El abstencionismo tiende a crecer en la segunda vuelta, lo que desemboca en que el candidato triunfador llegue al poder con una menor legitimación democrática (en el 2002, don Abel Pacheco obtuvo apenas un 34,05% del total de electores habilitados).
Los ciudadanos que apoyaron a candidatos minoritarios o fuerzas emergentes en la primera vuelta, quedan con la sensación de que su voto sirvió de poco o nada.
La toma de decisiones políticas y sus correspondientes acciones se posterga, con la consiguiente incertidumbre. Además, el candidato vencedor ve significativamente reducido el plazo para organizar su gobierno, en comparación con el del que dispondría cuando la elección se decide en febrero.
El ERI. Frente a toda esta problemática, señalé que existe, cuando menos, una alternativa que se aplica en diversos lugares del mundo (Irlanda, Australia, India, entre otros), conocida como el sistema de “elecciones con resolución inmediata” (ERI) y que esquemáticamente se desarrolla así:
1) Al igual que ocurre ahora, en el sistema ERI cada votante, el día de las elecciones, comienza por marcar en la papeleta su fórmula presidencial favorita.
Pero, a diferencia del sistema vigente, tiene la opción –pero no la obligación– de señalar a cuál o a cuáles otros candidatos prefiere, en orden de más a menos, para el caso de que su favorito no logre alcanzar el porcentaje mínimo para triunfar.
Es decir, asigna un 1 a su candidato predilecto, un 2 a quien considere la segunda mejor opción, 3 a la siguiente, y así sucesivamente.
2) Si, efectuado el escrutinio de los votos, un partido logra reunir el porcentaje mínimo establecido como primera opción de los votantes, el proceso concluye y se le declara ganador, igual que con el sistema actual.
3) Sin embargo, si ninguno alcanza el umbral fijado (40% en nuestro sistema), se descarta al partido que obtuvo menos votos como primera opción de los electores y sus sufragios se distribuyen entre los demás participantes, atendiendo a lo que cada votante determinó como su segunda alternativa.
4) Si algún candidato obtiene el mínimo necesario, vence y el proceso concluye.
De lo contrario, se repetirá el paso anterior tantas veces como sea necesario para resolver la elección.
Tiempo y ahorro.

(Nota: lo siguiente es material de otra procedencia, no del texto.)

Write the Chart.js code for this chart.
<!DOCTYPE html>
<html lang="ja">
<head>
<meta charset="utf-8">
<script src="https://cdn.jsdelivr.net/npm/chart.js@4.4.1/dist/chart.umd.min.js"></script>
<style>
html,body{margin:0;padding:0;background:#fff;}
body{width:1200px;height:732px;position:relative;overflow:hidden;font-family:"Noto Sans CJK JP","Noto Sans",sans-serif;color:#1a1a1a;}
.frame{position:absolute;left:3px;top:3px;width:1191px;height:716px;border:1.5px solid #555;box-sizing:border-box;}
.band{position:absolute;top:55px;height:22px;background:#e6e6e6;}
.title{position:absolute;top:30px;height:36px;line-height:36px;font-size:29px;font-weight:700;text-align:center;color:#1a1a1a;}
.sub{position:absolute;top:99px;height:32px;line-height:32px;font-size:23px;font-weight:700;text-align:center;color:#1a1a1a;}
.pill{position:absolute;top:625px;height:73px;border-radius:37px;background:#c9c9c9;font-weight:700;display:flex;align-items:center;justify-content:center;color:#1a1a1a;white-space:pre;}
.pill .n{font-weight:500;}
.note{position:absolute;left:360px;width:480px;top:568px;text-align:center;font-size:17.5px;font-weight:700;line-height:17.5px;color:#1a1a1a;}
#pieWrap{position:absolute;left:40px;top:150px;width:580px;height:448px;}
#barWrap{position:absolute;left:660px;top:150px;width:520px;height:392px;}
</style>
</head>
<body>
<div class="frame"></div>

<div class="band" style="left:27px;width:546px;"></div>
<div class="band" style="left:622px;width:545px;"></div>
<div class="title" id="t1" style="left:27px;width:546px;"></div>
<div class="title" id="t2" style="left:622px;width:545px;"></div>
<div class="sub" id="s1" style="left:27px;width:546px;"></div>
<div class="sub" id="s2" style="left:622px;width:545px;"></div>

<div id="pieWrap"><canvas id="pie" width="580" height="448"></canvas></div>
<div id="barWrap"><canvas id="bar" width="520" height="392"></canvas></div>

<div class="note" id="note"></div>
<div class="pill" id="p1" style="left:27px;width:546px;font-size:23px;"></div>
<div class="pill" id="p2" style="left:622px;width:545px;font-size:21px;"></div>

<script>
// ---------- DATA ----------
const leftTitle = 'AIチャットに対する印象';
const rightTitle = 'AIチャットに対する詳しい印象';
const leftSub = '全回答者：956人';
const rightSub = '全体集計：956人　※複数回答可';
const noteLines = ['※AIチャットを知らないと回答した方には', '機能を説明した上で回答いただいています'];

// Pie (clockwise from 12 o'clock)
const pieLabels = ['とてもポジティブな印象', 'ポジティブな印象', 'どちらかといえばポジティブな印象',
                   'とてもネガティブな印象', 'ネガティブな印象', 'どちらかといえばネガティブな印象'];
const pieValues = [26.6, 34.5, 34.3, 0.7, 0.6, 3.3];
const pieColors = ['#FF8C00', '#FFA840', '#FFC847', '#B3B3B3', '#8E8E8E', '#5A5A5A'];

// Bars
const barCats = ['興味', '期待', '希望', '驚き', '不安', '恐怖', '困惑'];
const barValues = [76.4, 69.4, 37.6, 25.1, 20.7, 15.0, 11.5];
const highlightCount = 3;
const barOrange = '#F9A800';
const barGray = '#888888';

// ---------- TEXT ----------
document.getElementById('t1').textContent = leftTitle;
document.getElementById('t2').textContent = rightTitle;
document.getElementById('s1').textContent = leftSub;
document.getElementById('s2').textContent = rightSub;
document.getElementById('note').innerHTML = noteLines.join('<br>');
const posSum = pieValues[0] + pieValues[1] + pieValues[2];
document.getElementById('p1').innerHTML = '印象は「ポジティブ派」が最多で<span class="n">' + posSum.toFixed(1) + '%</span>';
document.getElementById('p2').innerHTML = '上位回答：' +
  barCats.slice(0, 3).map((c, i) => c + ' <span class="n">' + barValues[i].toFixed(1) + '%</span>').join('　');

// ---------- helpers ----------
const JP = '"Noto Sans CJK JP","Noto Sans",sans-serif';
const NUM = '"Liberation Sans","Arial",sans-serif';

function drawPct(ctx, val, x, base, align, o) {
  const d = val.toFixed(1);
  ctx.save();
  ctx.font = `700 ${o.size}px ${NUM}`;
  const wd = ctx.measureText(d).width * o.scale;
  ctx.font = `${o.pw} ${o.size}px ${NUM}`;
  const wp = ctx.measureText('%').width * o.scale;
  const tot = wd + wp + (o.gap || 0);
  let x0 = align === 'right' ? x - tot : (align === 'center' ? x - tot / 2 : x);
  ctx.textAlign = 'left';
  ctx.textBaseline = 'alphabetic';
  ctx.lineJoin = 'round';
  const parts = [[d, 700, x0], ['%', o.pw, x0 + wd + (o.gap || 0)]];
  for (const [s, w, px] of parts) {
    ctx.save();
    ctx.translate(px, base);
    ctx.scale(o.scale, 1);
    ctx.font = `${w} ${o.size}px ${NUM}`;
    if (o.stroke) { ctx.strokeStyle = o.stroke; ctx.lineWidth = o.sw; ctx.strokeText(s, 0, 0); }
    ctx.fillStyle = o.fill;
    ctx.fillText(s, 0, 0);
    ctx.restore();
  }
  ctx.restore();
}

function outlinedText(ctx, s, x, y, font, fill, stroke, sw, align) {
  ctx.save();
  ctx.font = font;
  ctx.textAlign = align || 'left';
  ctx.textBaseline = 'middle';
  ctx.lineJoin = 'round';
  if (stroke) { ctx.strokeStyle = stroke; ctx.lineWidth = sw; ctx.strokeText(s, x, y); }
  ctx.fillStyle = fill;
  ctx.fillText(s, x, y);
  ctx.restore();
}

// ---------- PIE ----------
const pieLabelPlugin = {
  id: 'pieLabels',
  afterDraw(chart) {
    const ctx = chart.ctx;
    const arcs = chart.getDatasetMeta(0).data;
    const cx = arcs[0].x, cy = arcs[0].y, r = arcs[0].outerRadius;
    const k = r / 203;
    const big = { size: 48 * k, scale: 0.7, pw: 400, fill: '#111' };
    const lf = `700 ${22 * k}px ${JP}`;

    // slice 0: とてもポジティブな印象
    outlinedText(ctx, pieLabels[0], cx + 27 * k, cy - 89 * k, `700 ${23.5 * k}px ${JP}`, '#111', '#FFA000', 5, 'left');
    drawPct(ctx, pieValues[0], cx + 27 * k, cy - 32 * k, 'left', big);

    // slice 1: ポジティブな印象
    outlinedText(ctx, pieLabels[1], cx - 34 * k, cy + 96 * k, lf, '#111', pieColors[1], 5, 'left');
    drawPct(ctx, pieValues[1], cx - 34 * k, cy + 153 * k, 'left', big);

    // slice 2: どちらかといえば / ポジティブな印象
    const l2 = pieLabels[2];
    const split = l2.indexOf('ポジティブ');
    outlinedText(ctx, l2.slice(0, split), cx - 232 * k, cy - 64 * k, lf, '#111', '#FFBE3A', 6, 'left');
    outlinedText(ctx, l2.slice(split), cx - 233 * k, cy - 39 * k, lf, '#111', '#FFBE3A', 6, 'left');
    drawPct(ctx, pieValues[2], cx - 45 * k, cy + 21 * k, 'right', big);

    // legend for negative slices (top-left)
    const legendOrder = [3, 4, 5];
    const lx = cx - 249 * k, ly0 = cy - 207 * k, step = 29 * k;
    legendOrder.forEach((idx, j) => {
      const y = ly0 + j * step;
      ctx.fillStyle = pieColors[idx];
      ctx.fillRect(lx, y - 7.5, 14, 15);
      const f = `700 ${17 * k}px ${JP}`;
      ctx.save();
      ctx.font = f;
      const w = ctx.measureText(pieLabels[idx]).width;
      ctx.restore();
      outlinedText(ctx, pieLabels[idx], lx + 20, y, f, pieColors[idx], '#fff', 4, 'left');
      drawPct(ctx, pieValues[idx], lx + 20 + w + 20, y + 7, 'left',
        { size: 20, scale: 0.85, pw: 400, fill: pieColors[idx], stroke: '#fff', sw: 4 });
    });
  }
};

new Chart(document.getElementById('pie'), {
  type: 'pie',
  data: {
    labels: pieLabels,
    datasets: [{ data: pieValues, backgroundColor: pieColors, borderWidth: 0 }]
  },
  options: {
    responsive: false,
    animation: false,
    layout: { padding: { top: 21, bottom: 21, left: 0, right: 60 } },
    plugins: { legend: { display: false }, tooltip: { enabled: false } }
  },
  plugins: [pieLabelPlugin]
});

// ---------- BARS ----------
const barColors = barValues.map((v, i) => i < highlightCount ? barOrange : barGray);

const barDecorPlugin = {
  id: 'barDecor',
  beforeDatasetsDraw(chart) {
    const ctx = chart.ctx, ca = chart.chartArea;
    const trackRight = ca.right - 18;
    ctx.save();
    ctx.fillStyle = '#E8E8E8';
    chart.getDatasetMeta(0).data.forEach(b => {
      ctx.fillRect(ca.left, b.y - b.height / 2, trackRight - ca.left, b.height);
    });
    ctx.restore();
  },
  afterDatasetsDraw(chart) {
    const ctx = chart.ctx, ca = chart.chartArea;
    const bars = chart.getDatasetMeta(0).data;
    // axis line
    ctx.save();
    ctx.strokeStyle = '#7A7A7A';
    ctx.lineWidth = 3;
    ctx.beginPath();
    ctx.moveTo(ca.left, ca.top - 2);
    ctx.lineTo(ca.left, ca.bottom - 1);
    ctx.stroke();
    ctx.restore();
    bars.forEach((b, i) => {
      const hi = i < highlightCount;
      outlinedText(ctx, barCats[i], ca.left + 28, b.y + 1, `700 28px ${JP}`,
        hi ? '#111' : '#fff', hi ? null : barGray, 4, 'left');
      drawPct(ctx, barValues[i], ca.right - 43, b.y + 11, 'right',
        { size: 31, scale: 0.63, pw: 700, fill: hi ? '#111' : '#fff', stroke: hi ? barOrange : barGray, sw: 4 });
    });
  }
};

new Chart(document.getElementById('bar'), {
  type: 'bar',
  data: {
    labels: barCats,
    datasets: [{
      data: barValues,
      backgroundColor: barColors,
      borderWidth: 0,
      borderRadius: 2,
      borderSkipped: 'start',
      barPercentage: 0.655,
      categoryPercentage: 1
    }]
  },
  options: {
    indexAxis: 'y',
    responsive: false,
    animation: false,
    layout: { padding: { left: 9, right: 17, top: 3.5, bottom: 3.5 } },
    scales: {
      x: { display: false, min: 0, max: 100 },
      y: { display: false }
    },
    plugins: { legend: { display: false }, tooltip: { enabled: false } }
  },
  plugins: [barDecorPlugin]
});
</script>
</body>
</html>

Es interesante anotar que con las ERI el porcentaje mínimo para triunfar perfectamente podría elevarse al 50% y fracción (es decir, a la mayoría absoluta), conduciendo a una elección democrática ideal. El procedimiento de resolución garantiza que habrá siempre un ganador.
Además, conviene aclarar que el recuento de votos del paso 3 no se haría en las juntas electorales sino en el TSE, aprovechando que las papeletas ya fueron separadas por partido en las juntas.
En aquellos procesos en los que no se alcance la mayoría y se deba aplicar un mecanismo como la ERI, la definición del resultado ciertamente tardaría más, solo unos pocos días. Pero esa demora sería obviamente menor a la de los dos meses que toma efectuar una segunda ronda conforme el sistema tradicional y la breve espera bien vale la pena para evitar los inconvenientes señalados arriba.
La modificación del sistema actual requeriría una reforma del artículo 138 de la Constitución Política, así como de los subsiguientes ajustes a nivel legal. Ese proceso no sería fácil ni breve, pero pienso que el país, tarde o temprano, deberá dedicar la necesaria voluntad política a hacerlo. Cuanto antes, mejor. Los beneficios que se obtendrían lo ameritan.